Provided information
>> START
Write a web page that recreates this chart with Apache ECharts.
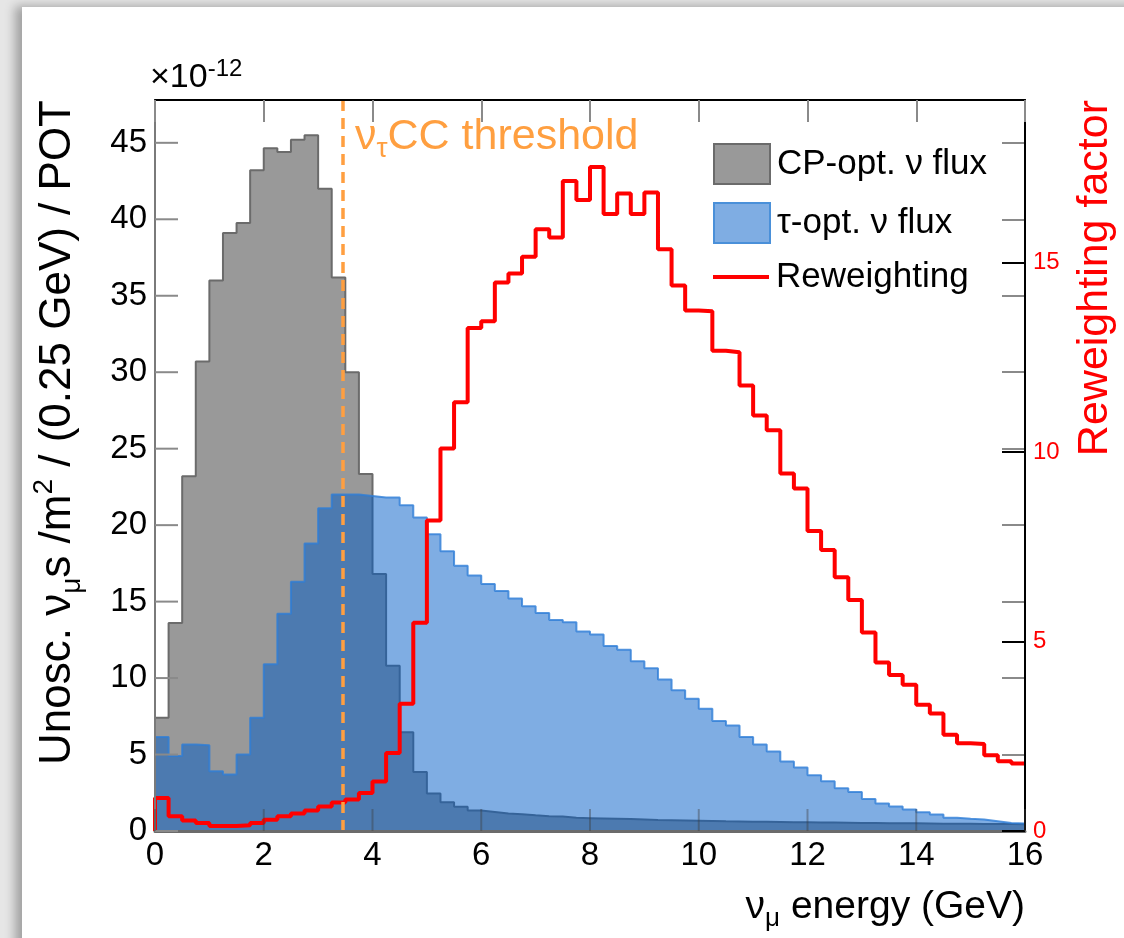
>> END
>> START
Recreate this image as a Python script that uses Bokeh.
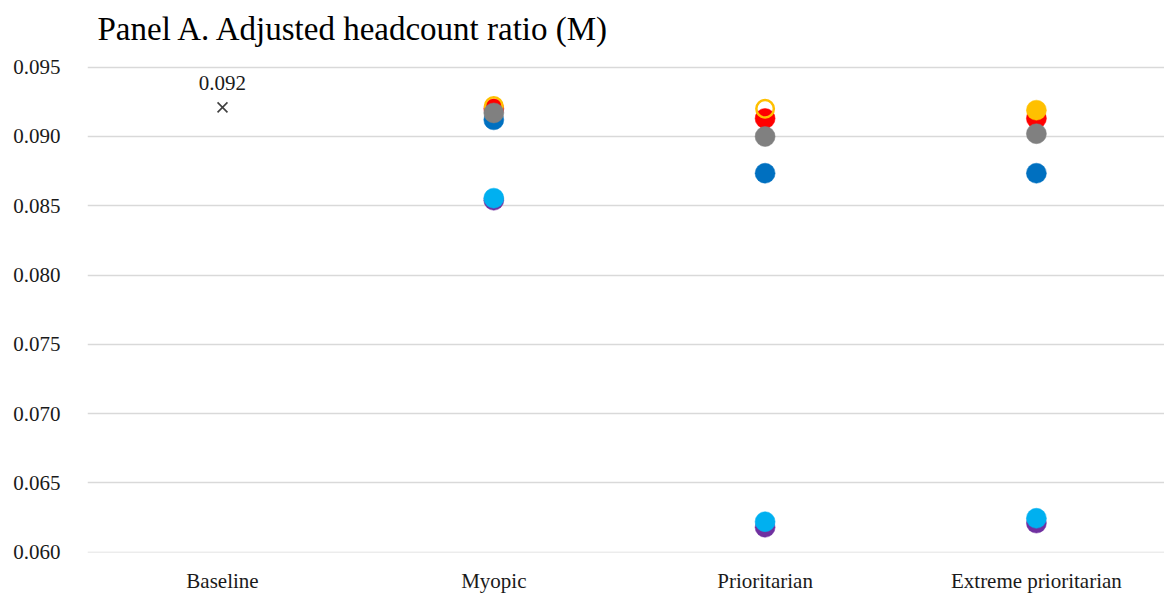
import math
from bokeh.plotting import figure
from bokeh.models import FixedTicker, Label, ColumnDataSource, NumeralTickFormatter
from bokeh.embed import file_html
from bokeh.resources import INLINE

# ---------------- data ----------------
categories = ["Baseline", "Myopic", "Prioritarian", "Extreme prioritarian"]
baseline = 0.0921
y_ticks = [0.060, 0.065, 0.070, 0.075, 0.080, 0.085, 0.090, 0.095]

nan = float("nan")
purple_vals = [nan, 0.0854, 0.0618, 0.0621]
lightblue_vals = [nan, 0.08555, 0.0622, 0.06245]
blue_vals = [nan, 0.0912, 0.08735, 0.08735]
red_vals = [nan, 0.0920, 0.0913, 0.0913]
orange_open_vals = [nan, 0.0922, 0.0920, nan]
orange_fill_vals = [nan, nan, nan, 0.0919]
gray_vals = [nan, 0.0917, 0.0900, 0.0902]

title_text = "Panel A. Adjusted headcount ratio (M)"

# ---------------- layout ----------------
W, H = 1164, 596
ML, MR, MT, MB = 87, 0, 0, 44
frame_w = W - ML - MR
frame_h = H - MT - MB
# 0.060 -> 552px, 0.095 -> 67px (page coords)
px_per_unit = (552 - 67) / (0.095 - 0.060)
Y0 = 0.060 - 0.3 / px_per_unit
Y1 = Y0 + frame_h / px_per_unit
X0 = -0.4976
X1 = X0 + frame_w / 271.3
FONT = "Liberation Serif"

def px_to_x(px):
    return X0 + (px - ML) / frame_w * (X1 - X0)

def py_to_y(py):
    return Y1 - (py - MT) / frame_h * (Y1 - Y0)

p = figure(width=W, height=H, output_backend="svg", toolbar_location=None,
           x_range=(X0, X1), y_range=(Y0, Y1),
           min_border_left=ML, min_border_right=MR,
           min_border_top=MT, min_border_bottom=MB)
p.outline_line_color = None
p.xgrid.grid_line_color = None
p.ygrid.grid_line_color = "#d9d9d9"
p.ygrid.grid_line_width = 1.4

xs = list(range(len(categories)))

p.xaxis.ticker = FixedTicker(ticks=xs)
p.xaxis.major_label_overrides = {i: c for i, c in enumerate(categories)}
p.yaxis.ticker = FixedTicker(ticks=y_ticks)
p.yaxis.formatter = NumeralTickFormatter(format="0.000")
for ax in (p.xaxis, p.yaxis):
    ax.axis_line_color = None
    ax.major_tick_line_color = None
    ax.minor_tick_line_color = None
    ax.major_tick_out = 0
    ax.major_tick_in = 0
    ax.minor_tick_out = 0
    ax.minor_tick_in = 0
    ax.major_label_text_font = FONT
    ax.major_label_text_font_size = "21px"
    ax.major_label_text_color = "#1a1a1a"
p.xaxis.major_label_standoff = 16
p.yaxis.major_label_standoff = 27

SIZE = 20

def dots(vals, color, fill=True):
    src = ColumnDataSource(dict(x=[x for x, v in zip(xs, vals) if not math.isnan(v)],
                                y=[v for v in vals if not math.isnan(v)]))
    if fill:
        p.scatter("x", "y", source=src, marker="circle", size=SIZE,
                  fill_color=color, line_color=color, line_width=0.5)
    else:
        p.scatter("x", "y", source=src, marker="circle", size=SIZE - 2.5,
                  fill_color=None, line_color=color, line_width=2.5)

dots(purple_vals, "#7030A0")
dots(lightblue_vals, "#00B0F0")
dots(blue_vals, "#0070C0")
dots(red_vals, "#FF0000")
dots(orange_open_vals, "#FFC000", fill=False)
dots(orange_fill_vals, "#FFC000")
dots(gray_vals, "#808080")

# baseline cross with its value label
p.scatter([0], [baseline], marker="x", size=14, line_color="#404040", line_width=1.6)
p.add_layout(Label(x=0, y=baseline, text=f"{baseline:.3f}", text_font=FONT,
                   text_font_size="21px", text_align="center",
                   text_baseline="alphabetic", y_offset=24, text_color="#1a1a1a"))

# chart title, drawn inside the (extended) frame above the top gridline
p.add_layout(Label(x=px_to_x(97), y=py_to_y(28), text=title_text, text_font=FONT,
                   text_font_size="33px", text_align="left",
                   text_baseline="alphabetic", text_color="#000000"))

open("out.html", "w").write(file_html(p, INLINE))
>> END
Goal of the exercise
Reproduce, starting at the line containing "Recreate this image" and stopping after the line containing "A. Adjusted headcount", each of those lines exactly and no others; leave pictures out.

Task output
Recreate this image as a Python script that uses Bokeh.
import math
from bokeh.plotting import figure
from bokeh.models import FixedTicker, Label, ColumnDataSource, NumeralTickFormatter
from bokeh.embed import file_html
from bokeh.resources import INLINE

# ---------------- data ----------------
categories = ["Baseline", "Myopic", "Prioritarian", "Extreme prioritarian"]
baseline = 0.0921
y_ticks = [0.060, 0.065, 0.070, 0.075, 0.080, 0.085, 0.090, 0.095]

nan = float("nan")
purple_vals = [nan, 0.0854, 0.0618, 0.0621]
lightblue_vals = [nan, 0.08555, 0.0622, 0.06245]
blue_vals = [nan, 0.0912, 0.08735, 0.08735]
red_vals = [nan, 0.0920, 0.0913, 0.0913]
orange_open_vals = [nan, 0.0922, 0.0920, nan]
orange_fill_vals = [nan, nan, nan, 0.0919]
gray_vals = [nan, 0.0917, 0.0900, 0.0902]

title_text = "Panel A. Adjusted headcount ratio (M)"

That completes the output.